Starting from very simple "Fedora User checklist"
- get it (link)
- boot it (link)
- run it (link)
to "Fedora Packager checklist" and "Fedora Translator checklist"
and
so on. There shouldn't be detailed instructions, since the full info
is on wiki pages. But short overview of the process, so people would
get the general idea, and become interested.
* cheat cubes [1]
3d-printed cubes are the coolest :) but cheat cubes are also funny.
And I would add QR-code with the link on the source PDF-file to it.
Thus you can build your cube, then go home, download the source file
and build more.
The main idea is to make these things short and catchy, as you don't
need the whole booklet full of buzzwords, which no one ever reads. It
could be something halfpage or quarter page size, but should make you
wonder and ask, what it is all about.
[1]
http://fedoraproject.org/wiki/Marketing_collateral#Fedora_Cheat_Cubes
Fliers are a good idea and I've been thinking about them for a while.
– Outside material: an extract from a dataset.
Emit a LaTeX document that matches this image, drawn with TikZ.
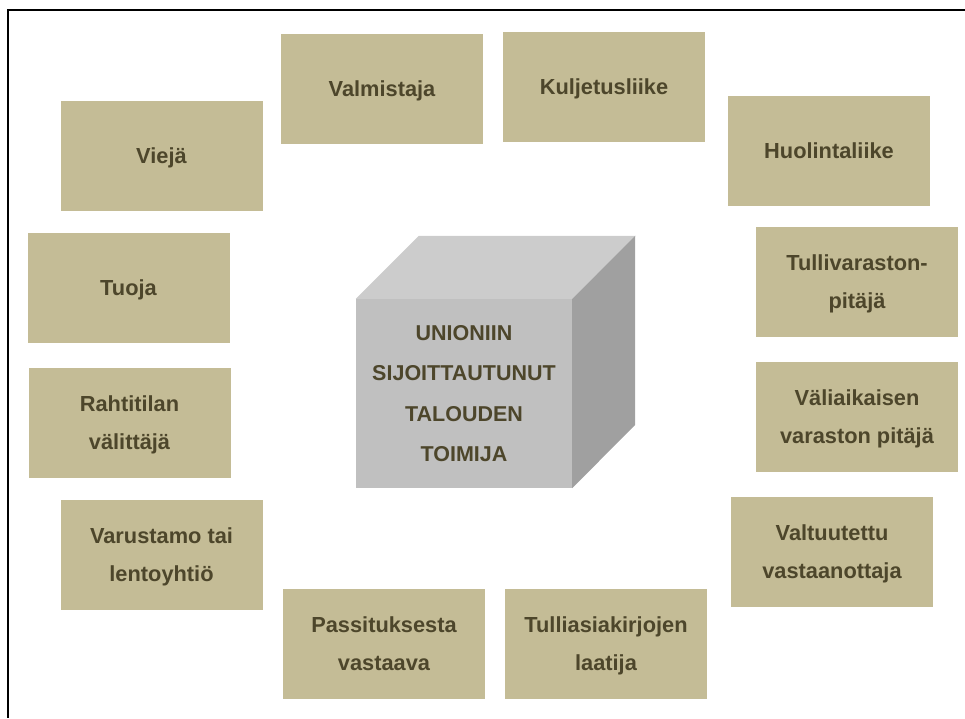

But recently I've been busy producing swag than preparing new ones.
Some general flier that would briefly say what Fedora is, what Fedora
offers to users, and how to get it would be very useful.
DVD sleeves have no information about what Fedora is, they just contain
installation instructions and legal information. And at the booth, you
don't have time to explain the basic info to everyone. At LinuxTag, it
was sometimes really crowded.
At the end of the last year, we were discussing Fedora fliers for
developers in different languages that would say why Fedora is good for
developing in their language, what tools it offers, very briefly how to
set up a development environment. It'd be very useful at conferences
such as PyCon. I offered to arrange cooperation with RHT maintainers of
language packages. But the whole project never took off because no one
really assign themselves to it and push it.
It was a thing I wanted to work on in my free time at Flock, but if
anyone is willing to start it earlier, I'll be happy to help.